Selected Scientific Contributions

Dr Maysinger showed that a balance between signal intensity duration and location between JNK, p38 and Akt plays a role in beta cell viability in human islets. Her group also showed that INGAP peptide (and protein) can enhance mitochondrial metabolic activity in human islets and in primary dorsal root ganglia dispersed or explanted cultures. Moreover, the peptide, in combination with trophic factors, can promote neurite outgrowth of compromised peripheral nerves in vivo. With respect to nanomedicine, Maysinger's group demonstrated how some of the fluorescent nanoparticles can be used to determine their fate in living cells, and to image whole organisms in real time. Maysinger et al. (Nano Lett 2007) showed for the first time, how glial cells respond, in a dynamic manner, to different classes of nanoparticles in transgenic animals. Similar in vivo imaging studies, together with concurrent mechanistic investigations, are ongoing to assess the effectiveness of therapeutic interventions in stimulating regenerative growth of the compromised peripheral nervous system in diabetes.

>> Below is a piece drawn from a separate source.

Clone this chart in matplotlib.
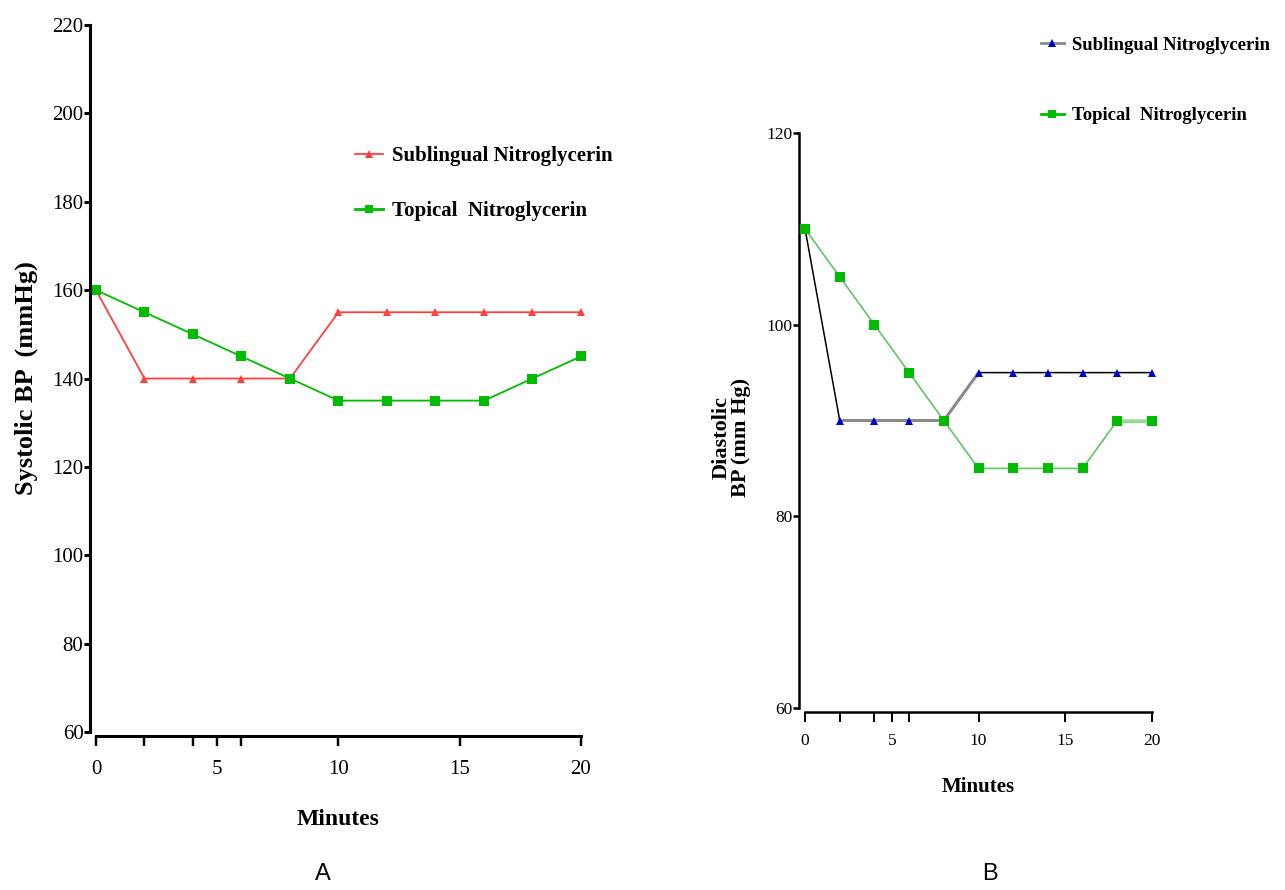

Click here for PubMed listing


Research Interests

Current projects in the laboratory can be divided into three areas:

Development and assessment of nanoparticles for drug delivery. The objective of these studies is to identify and select the type of nanoparticles, composed of biocompatible polymers, that is best suited for the construction of a drug-delivery nanosystem. This nanosystem not only allows for targeted delivery, but also reduces side effects of therapeutics, including inhibitors of kinases, anti-inflammatory agents and antioxidants.

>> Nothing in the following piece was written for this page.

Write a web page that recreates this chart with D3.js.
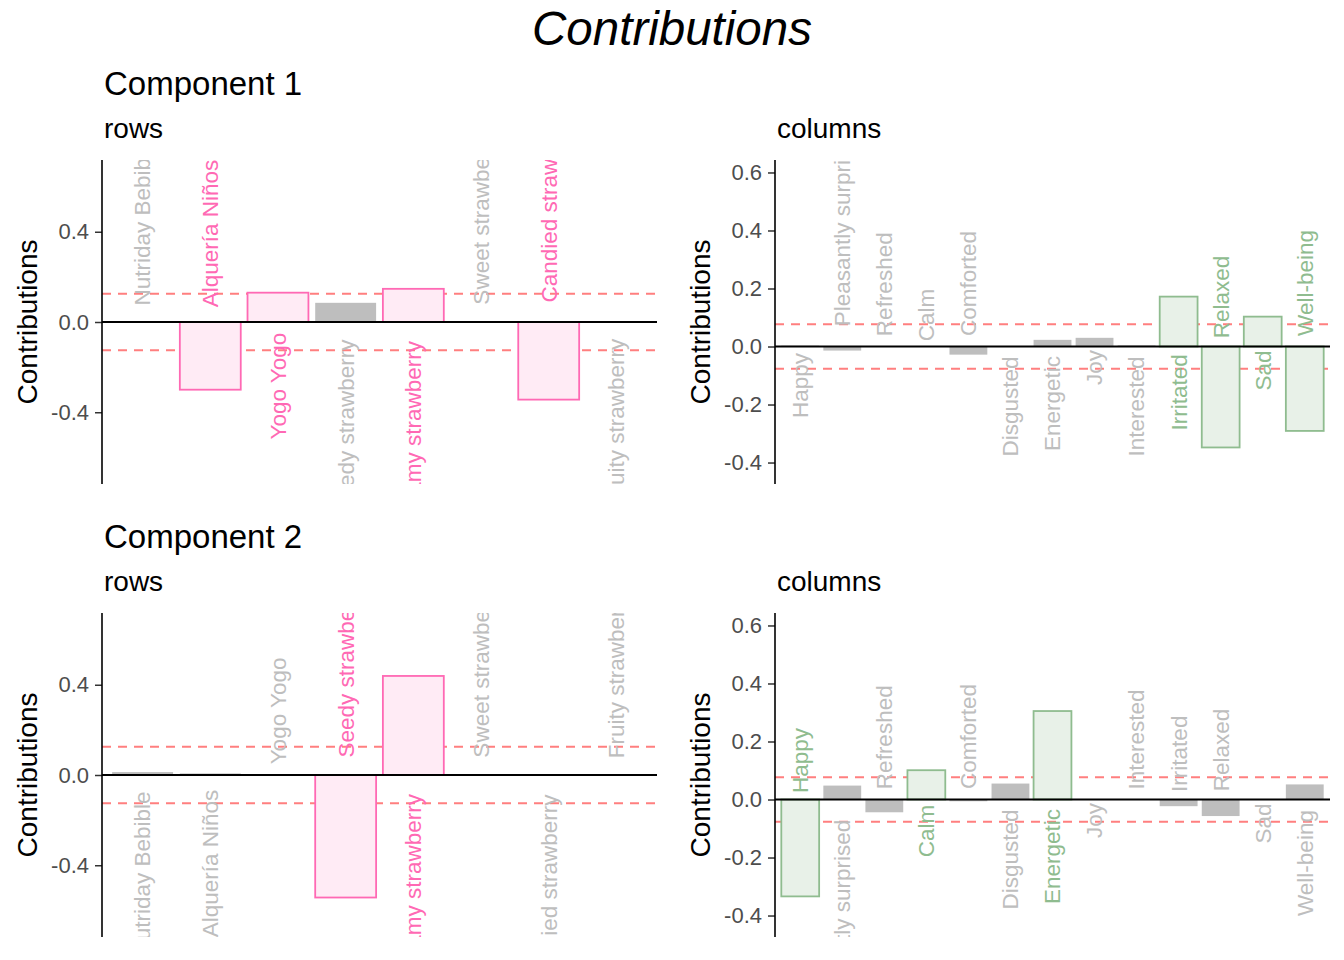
<!DOCTYPE html>
<html>
<head>
<meta charset="utf-8">
<script src="https://cdn.jsdelivr.net/npm/d3@7"></script>
<style>
  body { margin: 0; background: #fff; }
  text { font-family: "Liberation Sans", Arial, sans-serif; }
</style>
</head>
<body>
<div id="chart"></div>
<script>
// Data
const rowNames = ["Nutriday Bebible", "Alquería Niños", "Yogo Yogo", "Seedy strawberry",
  "Creamy strawberry", "Sweet strawberry", "Candied strawberry", "Fruity strawberry"];
const colNames = ["Happy", "Pleasantly surprised", "Refreshed", "Calm", "Comforted", "Disgusted",
  "Energetic", "Joy", "Interested", "Irritated", "Relaxed", "Sad", "Well-being"];

const rowsComp1 = [-0.003, -0.300, 0.130, 0.085, 0.147, -0.003, -0.344, 0.003];
const colsComp1 = [0.003, -0.014, -0.001, -0.001, -0.028, 0.001, 0.023, 0.030, 0.004, 0.172, -0.348, 0.103, -0.291];
const rowsComp2 = [0.013, 0.007, -0.001, -0.543, 0.439, -0.001, 0.001, -0.001];
const colsComp2 = [-0.334, 0.048, -0.044, 0.101, -0.006, 0.055, 0.305, 0.001, -0.001, -0.023, -0.057, 0.001, 0.052];

const rowThreshold = 0.125;
const colThreshold = 0.077;

const rowTicks = [-0.4, 0.0, 0.4];
const colTicks = [-0.4, -0.2, 0.0, 0.2, 0.4, 0.6];

// Styles
const grayFill = "#bebebe";
const rowColor = "#ff69b4";
const rowFill = "#ffebf5";
const colColor = "#8fbc8f";
const colFill = "#e8f1e8";
const dashColor = "#ff7f7f";

// Layout
const width = 1344, height = 960;
const panelW = 555, panelH = 324;
const leftX = 102, rightX = 775;
const topY = 160, bottomY = 613;

const svg = d3.select("#chart").append("svg")
  .attr("width", width)
  .attr("height", height);

svg.append("text")
  .attr("x", 672)
  .attr("y", 45)
  .attr("text-anchor", "middle")
  .style("font-size", "47.5px")
  .style("font-style", "italic")
  .text("Contributions");

const panels = [
  { comp: "Component 1", sub: "rows", x0: leftX, y0: topY, names: rowNames, values: rowsComp1,
    thr: rowThreshold, domain: [-0.718, 0.718], ticks: rowTicks, color: rowColor, fill: rowFill },
  { sub: "columns", x0: rightX, y0: topY, names: colNames, values: colsComp1,
    thr: colThreshold, domain: [-0.474, 0.643], ticks: colTicks, color: colColor, fill: colFill },
  { comp: "Component 2", sub: "rows", x0: leftX, y0: bottomY, names: rowNames, values: rowsComp2,
    thr: rowThreshold, domain: [-0.718, 0.718], ticks: rowTicks, color: rowColor, fill: rowFill },
  { sub: "columns", x0: rightX, y0: bottomY, names: colNames, values: colsComp2,
    thr: colThreshold, domain: [-0.474, 0.643], ticks: colTicks, color: colColor, fill: colFill }
];

panels.forEach((p, pi) => {
  const data = p.names.map((n, i) => ({ name: n, value: p.values[i] }));
  const hi = d => Math.abs(d.value) > p.thr;

  const x = d3.scaleBand()
    .domain(p.names)
    .range([p.x0, p.x0 + panelW])
    .paddingInner(0.1)
    .paddingOuter(0.15);
  const y = d3.scaleLinear()
    .domain(p.domain)
    .range([p.y0 + panelH, p.y0]);

  if (p.comp) {
    svg.append("text")
      .attr("x", p.x0 + 2)
      .attr("y", p.y0 - 65)
      .style("font-size", "33px")
      .text(p.comp);
  }
  svg.append("text")
    .attr("x", p.x0 + 2)
    .attr("y", p.y0 - 22)
    .style("font-size", "28px")
    .text(p.sub);

  // y axis title
  svg.append("text")
    .attr("transform", `translate(${p.x0 - 65},${p.y0 + panelH / 2}) rotate(-90)`)
    .attr("text-anchor", "middle")
    .style("font-size", "28px")
    .text("Contributions");

  const clipId = "clip" + pi;
  svg.append("clipPath").attr("id", clipId)
    .append("rect")
    .attr("x", p.x0).attr("y", p.y0)
    .attr("width", panelW).attr("height", panelH);

  const g = svg.append("g").attr("clip-path", `url(#${clipId})`);

  // threshold lines
  [p.thr, -p.thr].forEach(t => {
    g.append("line")
      .attr("x1", p.x0).attr("x2", p.x0 + panelW)
      .attr("y1", y(t)).attr("y2", y(t))
      .attr("stroke", dashColor)
      .attr("stroke-width", 2)
      .attr("stroke-dasharray", "9,7");
  });

  g.selectAll("rect.bar")
    .data(data)
    .enter()
    .append("rect")
    .attr("class", "bar")
    .attr("x", d => x(d.name))
    .attr("width", x.bandwidth())
    .attr("y", d => y(Math.max(0, d.value)))
    .attr("height", d => Math.abs(y(d.value) - y(0)))
    .attr("fill", d => hi(d) ? p.fill : grayFill)
    .attr("stroke", d => hi(d) ? p.color : "none")
    .attr("stroke-width", 1.8);

  g.append("line")
    .attr("x1", p.x0).attr("x2", p.x0 + panelW)
    .attr("y1", y(0)).attr("y2", y(0))
    .attr("stroke", "black")
    .attr("stroke-width", 2);

  // labels, rotated, on the opposite side of the bar
  g.selectAll("text.lab")
    .data(data)
    .enter()
    .append("text")
    .attr("class", "lab")
    .attr("transform", d => `translate(${x(d.name) + x.bandwidth() / 2},${y(0)}) rotate(-90)`)
    .attr("dy", "0.35em")
    .attr("text-anchor", d => d.value < 0 ? "start" : "end")
    .style("font-size", "22.5px")
    .attr("fill", d => hi(d) ? p.color : grayFill)
    .text(d => d.name)
    .attr("x", function(d) {
      const len = this.getComputedTextLength();
      return d.value < 0 ? 0.1 * len : -0.1 * len;
    });

  // y axis
  const axis = svg.append("g")
    .attr("transform", `translate(${p.x0},0)`)
    .call(d3.axisLeft(y).tickValues(p.ticks).tickFormat(d => d.toFixed(1)).tickSize(7).tickPadding(6));
  axis.select(".domain").remove();
  axis.selectAll(".tick line").attr("stroke", "#333").attr("stroke-width", 1.5);
  axis.selectAll(".tick text")
    .attr("fill", "#4d4d4d")
    .style("font-size", "22px")
    .style("font-family", "'Liberation Sans', Arial, sans-serif");
  svg.append("line")
    .attr("x1", p.x0).attr("x2", p.x0)
    .attr("y1", p.y0).attr("y2", p.y0 + panelH)
    .attr("stroke", "black")
    .attr("stroke-width", 1.6);
});
</script>
</body>
</html>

Imaging of nanoparticles and their cellular-interactions in real time We use quantum dots and other fluorescent nanoparticles to examine their effects on different types of cells relevant for regeneration and cell/tissue repair. Our focus is on glial cells, which can either facilitate or impair the regeneration process depending on their degree of activation, the secretion of trophic factors, and the release of cytotoxic agents. We explore the morphological and biochemical changes of organelles affected by nanoparticles. We use multiphoton imaging of living cells to reveal the status of mitochondria, lysosomes and lipid droplets. Functional and morphological properties of these organelles are changed in nervous systems affected by diabetes and other neurodegenerative disorders. Our investigations suggest that addition of nanoparticles to the impaired nervous system can affect the organelles of nearby glial cells, and in turn, alter the functions of these glial cells.

Neuro-Lipidomics This is a new direction we have recently begun in collaboration with a neurolipidomic group at Washington University. We seek to define how lipids in the nervous system contribute to the regenerative growth (stimulated by therapeutics) in the compromised nervous system (i. e. diabetic neuropathy). We are currently testing the hypothesis that the balance between fatty acids and different ceramide species are critically involved in regeneration and repair of the nervous system.

Our laboratory addresses these questions using a broad panoply of techniques including the use of rodent knockout models, RNA silencing, lipidomics, in vivo functional assays, biochemical assays and confocal microscopy.